#### [Supplied data]

* START *

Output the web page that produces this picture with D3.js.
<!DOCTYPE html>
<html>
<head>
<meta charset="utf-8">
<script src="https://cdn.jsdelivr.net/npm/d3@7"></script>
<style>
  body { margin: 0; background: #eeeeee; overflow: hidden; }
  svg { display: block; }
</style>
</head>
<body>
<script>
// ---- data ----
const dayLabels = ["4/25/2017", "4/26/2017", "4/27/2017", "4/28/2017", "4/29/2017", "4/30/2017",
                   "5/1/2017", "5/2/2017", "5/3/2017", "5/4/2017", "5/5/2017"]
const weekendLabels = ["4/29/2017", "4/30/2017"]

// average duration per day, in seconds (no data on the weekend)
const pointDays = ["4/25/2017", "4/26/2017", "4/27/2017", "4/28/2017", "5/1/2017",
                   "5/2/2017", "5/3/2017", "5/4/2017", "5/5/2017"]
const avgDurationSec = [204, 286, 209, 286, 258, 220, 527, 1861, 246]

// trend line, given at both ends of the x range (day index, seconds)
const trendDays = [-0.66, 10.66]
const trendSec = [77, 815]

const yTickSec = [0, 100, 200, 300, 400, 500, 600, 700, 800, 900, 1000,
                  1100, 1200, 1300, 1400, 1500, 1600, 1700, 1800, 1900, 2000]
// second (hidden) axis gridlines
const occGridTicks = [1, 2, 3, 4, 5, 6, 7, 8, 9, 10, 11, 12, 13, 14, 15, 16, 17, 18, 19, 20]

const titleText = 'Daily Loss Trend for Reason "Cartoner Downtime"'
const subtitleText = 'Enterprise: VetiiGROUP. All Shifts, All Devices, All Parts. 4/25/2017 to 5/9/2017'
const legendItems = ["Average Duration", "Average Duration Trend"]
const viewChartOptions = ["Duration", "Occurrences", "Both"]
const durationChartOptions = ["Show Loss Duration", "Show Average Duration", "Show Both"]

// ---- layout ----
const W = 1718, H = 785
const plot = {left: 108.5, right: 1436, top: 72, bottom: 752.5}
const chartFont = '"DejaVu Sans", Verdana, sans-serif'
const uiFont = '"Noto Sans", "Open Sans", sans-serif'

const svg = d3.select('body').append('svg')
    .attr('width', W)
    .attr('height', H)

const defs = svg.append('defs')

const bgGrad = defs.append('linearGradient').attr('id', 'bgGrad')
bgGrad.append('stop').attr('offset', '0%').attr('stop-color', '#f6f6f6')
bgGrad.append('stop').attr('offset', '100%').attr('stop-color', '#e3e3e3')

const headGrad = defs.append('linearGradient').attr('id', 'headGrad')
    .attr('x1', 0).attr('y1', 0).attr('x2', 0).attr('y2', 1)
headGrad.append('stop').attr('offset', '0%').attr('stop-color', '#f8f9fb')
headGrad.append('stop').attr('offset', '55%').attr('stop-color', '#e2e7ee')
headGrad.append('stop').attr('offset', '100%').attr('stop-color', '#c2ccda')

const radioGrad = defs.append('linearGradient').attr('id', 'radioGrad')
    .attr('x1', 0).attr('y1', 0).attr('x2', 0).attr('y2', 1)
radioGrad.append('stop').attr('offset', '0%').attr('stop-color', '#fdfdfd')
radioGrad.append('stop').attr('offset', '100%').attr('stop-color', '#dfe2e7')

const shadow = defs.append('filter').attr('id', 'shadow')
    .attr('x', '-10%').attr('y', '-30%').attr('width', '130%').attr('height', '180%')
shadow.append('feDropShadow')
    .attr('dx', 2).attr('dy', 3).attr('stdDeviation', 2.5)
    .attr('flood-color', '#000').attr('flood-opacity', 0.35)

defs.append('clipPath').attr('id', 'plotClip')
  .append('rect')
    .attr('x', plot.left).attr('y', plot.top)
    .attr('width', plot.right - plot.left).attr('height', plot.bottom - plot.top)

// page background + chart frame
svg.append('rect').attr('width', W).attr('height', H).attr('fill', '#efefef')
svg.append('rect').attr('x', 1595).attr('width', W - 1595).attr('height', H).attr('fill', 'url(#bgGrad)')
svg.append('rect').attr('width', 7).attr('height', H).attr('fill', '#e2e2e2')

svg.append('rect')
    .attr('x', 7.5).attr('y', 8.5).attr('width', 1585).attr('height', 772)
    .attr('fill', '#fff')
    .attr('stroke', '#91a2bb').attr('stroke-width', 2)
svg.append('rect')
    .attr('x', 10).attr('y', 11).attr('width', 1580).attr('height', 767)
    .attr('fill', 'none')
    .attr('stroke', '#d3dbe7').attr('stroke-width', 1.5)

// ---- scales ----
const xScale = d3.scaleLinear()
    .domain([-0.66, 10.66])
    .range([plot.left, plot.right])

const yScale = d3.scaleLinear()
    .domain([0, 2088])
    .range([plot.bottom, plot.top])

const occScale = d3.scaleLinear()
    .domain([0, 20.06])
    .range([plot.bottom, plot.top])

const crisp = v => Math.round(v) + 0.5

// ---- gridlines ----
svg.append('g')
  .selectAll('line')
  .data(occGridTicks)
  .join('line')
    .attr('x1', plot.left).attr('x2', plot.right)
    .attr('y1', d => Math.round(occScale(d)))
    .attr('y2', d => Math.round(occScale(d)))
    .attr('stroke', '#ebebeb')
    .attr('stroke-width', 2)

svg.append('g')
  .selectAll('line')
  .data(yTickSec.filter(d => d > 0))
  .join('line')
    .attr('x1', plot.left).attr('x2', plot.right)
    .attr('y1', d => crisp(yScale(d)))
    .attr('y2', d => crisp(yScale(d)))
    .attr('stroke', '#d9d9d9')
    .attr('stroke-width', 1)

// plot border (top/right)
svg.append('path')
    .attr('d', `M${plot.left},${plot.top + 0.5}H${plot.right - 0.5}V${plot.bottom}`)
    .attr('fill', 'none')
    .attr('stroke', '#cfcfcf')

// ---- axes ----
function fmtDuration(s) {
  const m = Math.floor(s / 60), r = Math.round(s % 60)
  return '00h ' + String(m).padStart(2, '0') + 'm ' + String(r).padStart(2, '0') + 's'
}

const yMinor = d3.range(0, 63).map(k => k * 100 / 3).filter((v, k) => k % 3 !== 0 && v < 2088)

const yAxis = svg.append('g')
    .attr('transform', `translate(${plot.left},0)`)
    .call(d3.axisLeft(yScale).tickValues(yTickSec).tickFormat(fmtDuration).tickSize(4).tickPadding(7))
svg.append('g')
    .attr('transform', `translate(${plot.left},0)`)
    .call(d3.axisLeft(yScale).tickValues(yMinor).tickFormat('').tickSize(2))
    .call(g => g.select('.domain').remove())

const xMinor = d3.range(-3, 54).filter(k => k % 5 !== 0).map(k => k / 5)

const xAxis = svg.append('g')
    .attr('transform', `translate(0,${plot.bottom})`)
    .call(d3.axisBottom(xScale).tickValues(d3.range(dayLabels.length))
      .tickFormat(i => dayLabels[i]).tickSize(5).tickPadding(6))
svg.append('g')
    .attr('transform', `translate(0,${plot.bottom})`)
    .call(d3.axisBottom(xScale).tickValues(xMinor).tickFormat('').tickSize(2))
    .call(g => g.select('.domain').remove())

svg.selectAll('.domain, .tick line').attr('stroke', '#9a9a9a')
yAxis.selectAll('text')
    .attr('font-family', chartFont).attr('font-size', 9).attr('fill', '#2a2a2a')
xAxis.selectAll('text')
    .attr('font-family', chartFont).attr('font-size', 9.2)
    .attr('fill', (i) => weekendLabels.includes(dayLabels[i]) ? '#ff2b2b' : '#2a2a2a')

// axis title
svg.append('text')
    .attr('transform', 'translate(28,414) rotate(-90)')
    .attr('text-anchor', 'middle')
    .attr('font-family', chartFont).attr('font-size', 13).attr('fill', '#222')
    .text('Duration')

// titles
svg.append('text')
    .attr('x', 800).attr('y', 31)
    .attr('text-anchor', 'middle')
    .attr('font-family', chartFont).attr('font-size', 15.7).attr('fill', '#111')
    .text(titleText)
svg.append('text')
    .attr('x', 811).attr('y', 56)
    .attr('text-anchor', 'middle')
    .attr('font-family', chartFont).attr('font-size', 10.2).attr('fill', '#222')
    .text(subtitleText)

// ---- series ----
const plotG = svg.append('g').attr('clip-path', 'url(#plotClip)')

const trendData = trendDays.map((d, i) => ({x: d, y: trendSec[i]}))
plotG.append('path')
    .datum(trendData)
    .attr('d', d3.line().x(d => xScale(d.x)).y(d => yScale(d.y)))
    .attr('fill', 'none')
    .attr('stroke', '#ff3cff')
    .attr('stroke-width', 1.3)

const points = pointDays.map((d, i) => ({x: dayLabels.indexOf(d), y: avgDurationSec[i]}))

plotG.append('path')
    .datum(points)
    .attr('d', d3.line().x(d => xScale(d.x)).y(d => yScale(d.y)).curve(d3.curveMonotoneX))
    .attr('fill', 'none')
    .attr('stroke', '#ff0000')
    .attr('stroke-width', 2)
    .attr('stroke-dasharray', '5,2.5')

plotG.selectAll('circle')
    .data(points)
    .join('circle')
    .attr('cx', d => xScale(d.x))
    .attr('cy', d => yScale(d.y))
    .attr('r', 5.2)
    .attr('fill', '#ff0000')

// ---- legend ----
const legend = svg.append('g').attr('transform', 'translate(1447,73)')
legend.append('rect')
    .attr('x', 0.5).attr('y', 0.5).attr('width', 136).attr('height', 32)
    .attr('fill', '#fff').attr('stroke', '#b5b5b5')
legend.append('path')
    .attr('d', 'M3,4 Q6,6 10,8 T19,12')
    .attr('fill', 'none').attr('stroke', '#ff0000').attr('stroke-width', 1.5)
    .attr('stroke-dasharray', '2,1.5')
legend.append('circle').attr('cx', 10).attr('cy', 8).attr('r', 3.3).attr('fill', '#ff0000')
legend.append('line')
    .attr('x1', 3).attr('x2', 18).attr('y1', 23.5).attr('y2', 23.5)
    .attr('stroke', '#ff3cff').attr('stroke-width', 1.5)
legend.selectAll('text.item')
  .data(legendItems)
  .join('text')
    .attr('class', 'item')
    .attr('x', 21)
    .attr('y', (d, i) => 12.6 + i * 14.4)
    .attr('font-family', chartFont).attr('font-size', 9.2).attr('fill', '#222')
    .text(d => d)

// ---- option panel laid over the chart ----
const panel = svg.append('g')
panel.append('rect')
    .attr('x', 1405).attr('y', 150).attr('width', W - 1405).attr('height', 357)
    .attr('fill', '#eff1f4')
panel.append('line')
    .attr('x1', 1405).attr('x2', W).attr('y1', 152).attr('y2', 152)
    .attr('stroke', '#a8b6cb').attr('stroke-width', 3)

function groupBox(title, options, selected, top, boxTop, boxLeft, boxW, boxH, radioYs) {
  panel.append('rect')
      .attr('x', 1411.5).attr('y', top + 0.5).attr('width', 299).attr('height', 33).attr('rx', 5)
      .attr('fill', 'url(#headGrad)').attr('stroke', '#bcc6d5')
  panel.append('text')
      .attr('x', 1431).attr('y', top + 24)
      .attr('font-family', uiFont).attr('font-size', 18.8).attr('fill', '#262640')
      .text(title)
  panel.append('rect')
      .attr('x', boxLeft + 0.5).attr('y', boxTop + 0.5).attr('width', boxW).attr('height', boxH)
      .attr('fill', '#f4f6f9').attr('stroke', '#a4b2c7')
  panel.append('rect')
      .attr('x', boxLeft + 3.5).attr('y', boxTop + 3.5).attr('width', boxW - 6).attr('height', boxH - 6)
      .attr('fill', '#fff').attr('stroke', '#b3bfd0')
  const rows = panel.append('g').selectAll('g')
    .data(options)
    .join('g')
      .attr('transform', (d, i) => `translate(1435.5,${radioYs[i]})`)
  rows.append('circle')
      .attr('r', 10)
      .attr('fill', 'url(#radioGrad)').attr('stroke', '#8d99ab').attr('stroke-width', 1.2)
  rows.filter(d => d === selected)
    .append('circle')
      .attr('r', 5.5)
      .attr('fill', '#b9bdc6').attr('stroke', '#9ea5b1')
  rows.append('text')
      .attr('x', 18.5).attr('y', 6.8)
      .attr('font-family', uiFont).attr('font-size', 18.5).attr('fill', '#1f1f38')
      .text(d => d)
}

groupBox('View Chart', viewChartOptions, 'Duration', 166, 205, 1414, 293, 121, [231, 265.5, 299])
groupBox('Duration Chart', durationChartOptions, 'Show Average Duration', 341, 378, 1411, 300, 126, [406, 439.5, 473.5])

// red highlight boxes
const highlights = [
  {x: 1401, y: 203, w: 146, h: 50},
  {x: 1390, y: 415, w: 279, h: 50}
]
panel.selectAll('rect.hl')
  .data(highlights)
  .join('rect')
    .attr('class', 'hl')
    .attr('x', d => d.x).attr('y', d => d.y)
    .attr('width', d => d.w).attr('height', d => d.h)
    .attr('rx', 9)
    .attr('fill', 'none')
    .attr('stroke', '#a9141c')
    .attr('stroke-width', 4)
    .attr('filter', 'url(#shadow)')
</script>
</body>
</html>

* END *

#### [Work instructions]
Without changing anything, quote the lines from the top of the data to the line that contains "18, 19, 20]", including that line.

#### [Task answer]
Output the web page that produces this picture with D3.js.
<!DOCTYPE html>
<html>
<head>
<meta charset="utf-8">
<script src="https://cdn.jsdelivr.net/npm/d3@7"></script>
<style>
  body { margin: 0; background: #eeeeee; overflow: hidden; }
  svg { display: block; }
</style>
</head>
<body>
<script>
// ---- data ----
const dayLabels = ["4/25/2017", "4/26/2017", "4/27/2017", "4/28/2017", "4/29/2017", "4/30/2017",
                   "5/1/2017", "5/2/2017", "5/3/2017", "5/4/2017", "5/5/2017"]
const weekendLabels = ["4/29/2017", "4/30/2017"]

// average duration per day, in seconds (no data on the weekend)
const pointDays = ["4/25/2017", "4/26/2017", "4/27/2017", "4/28/2017", "5/1/2017",
                   "5/2/2017", "5/3/2017", "5/4/2017", "5/5/2017"]
const avgDurationSec = [204, 286, 209, 286, 258, 220, 527, 1861, 246]

// trend line, given at both ends of the x range (day index, seconds)
const trendDays = [-0.66, 10.66]
const trendSec = [77, 815]

const yTickSec = [0, 100, 200, 300, 400, 500, 600, 700, 800, 900, 1000,
                  1100, 1200, 1300, 1400, 1500, 1600, 1700, 1800, 1900, 2000]
// second (hidden) axis gridlines
const occGridTicks = [1, 2, 3, 4, 5, 6, 7, 8, 9, 10, 11, 12, 13, 14, 15, 16, 17, 18, 19, 20]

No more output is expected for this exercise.